Fraud is often discussed as detection after the fact. Why is that insufficient in systems handling public funds?

Fraud is often discussed as detection after the fact. Why is that insufficient in systems handling public funds? Detection assumes damage has already occurred. In public systems, that damage is not just financial. It is institutional trust. That evidence-first posture is also what I look for when judging as a Hackathon Raptors Fellow and a member of the Fellowship Selection Committee, where I peer-review fellowship candidates in 2026, where teams are rewarded for systems that can justify outcomes clearly, not just ship a working demo.

Forensic design shifts the focus upstream. When identity certainty, validation boundaries, and immutable audit trails are built into the workflow, the system prevents ambiguity rather than chasing it later. That reduces false positives, reduces appeals, and reduces the operational cost of review.

In practice, this changed how counsellors and institutions interacted with the system. Once outcomes became predictable and explainable, trust followed. Feedback surveys consistently showed satisfaction rates above 90%, not because the system was faster, but because it was defensible.

Many organizations still prioritize speed. What risks emerge when speed outpaces proof?

Speed without traceability accelerates error propagation. A fast decision that cannot be explained becomes a slow appeal. At scale, that inversion is devastating.

In large public platforms processing millions of applications annually, a single unclear decision pattern can cascade across institutions. Appeals grow. Audits slow delivery. Teams lose confidence in their own outputs. This pattern repeats across enterprise AI and analytics programs. Systems are often optimized for throughput and model performance, but fall apart when asked to justify outcomes under scrutiny.
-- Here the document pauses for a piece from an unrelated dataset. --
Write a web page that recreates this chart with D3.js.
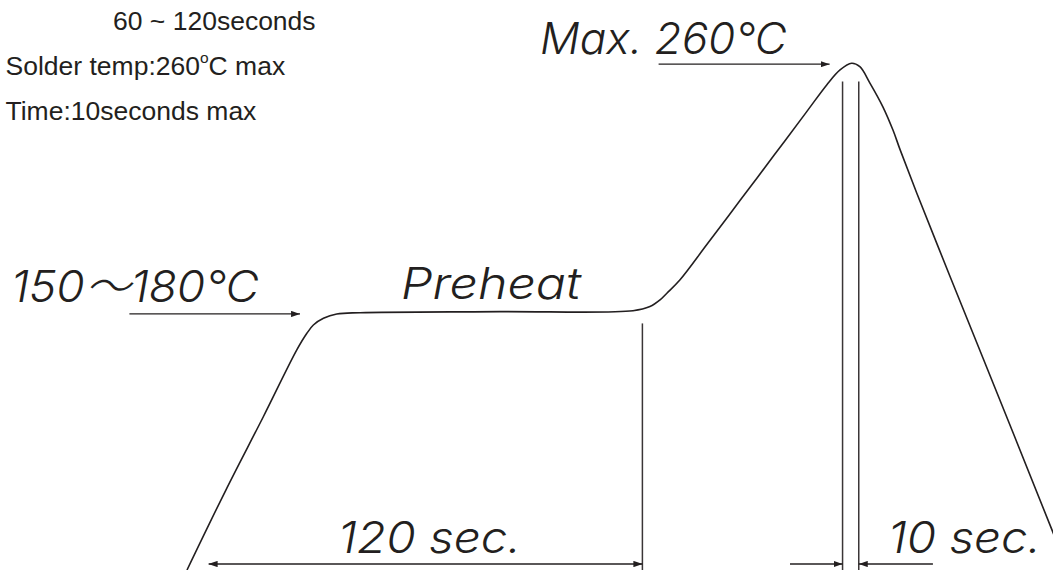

The financial risk is real. The global average cost of a data breach now sits around $4.4 million, a reminder that weak controls and poor evidence carry material penalties. In contrast, systems designed with deterministic decision paths saw downtime drop from eight hours a month to roughly two. Release velocity improved because decisions were auditable and deterministic, not because safeguards were removed.

Looking forward, how will forensic-grade systems change what public digital services are judged on?

Public platforms will be judged less on throughput and more on explainability. The next generation of systems will generate evidence continuously. Decisions will ship with their own audit trails. Appeals will become automated extensions of the platform rather than emergency projects.

This changes roles: architects become trust designers, engineers become stewards of evidence, not just builders of features and ultimately compliance shifts from documentation to runtime behavior.

The systems that endure will not be the fastest; they will be the ones that can explain every decision they make, years later, under pressure.